UX Design Process
Design is an expansive term. There are a variety of design-related roles present in various spheres of the industry, ranging from print (publications like magazines) and industrial design (furniture, cars) to tech (mobile apps and websites). With the recent influx witnessed in the number of tech companies focusing on developing interfaces for screens, a variety of new design roles have emerged in this domain, UI and UX designers being two of the most crucial ones.
While UI design refers to User Interface Design, UX Design stands for User Experience Design. Both of these elements are crucial to developing a web product. Matthew Cogswell, a senior UX/UI designer, and art director at a Los Angeles based advertising and marketing agency mentions that people can think of UX as the way a car drives, protects you in an accident and shifts gears, while UI can be thought to be more like the design and color of the vehicle. Even though the spheres of UI and UX are closely linked, the job description of the professionals working in these domains differs to a good extent.
UX designers are largely concerned with how a particular product feels. In many cases, a design problem tends to have no single right answers. UX designers are professionals who use a variety of methods and approaches to solve a particular user problem. The broad responsibility of UX designers involves ensuring whether a product flows logically from one step to another.
In many cases, these professionals can do so by conducting various in-person user tests to observe their behavior, preferences, and tastes.
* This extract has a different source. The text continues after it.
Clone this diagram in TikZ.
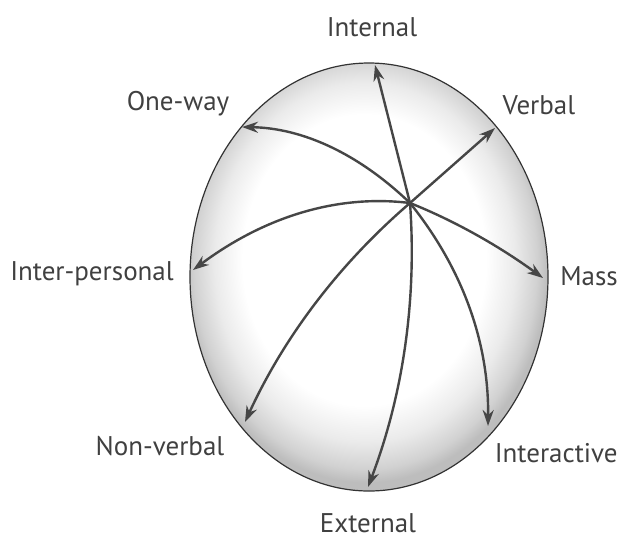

They typically try to identify both non-verbal and verbal stumbling blocks, and take actions towards refining and iterating them to create the best possible user experience. The tools of the trade of UX designers include InVision, Illustrator, Fireworks, and Photoshop. They commonly work in sitemaps, storyboards, and Wireframes of screens.
The UI designers are more concerned about how a certain product is laid out, unlike the UX designers who deal with the overall feel of the product. These professionals are typically responsible for designing every page or screen with which a user has to interact. They try to make sure that the UI of a screen efficiently communicates the path that has been laid out by the UX designer. For example, a UI designer may create an analytics dashboard with the most vital content on the top, or decide if a control knob or a slider makes the maximum intuitive sense to adjust a graph. These professionals typically are also responsible for creating a certain cohesive style guide, while making sure than a consistent design language is applied across the product.
The aspects of defining behavior like how to display warning or error on the screen, or maintaining consistency in the visual elements, ideally fall under the purview of a UI designer. Much like the UX Designers, the tools of the trade of such professionals include Fireworks, Photoshop, Illustrator and Sketch.
The job of professionals specializing in UI and UX is linked extremely closely. Some professionals work in both of these domains, such as Devin Harold, who is a UX Architect/UI designer at iCiDIGITAL, Chicago. Harold mentions that some days he spends time to wireframe a system fully, while on other days he works on bringing the system to life with an attractive color palette, an amount of interaction, as well as a sense of depth. He underlines that UX designers need to know how to orderly analyze, facilitate and execute data and research, while UI designers need to have good knowledge about branding, typography, and palettes to give interfaces its distinct identity.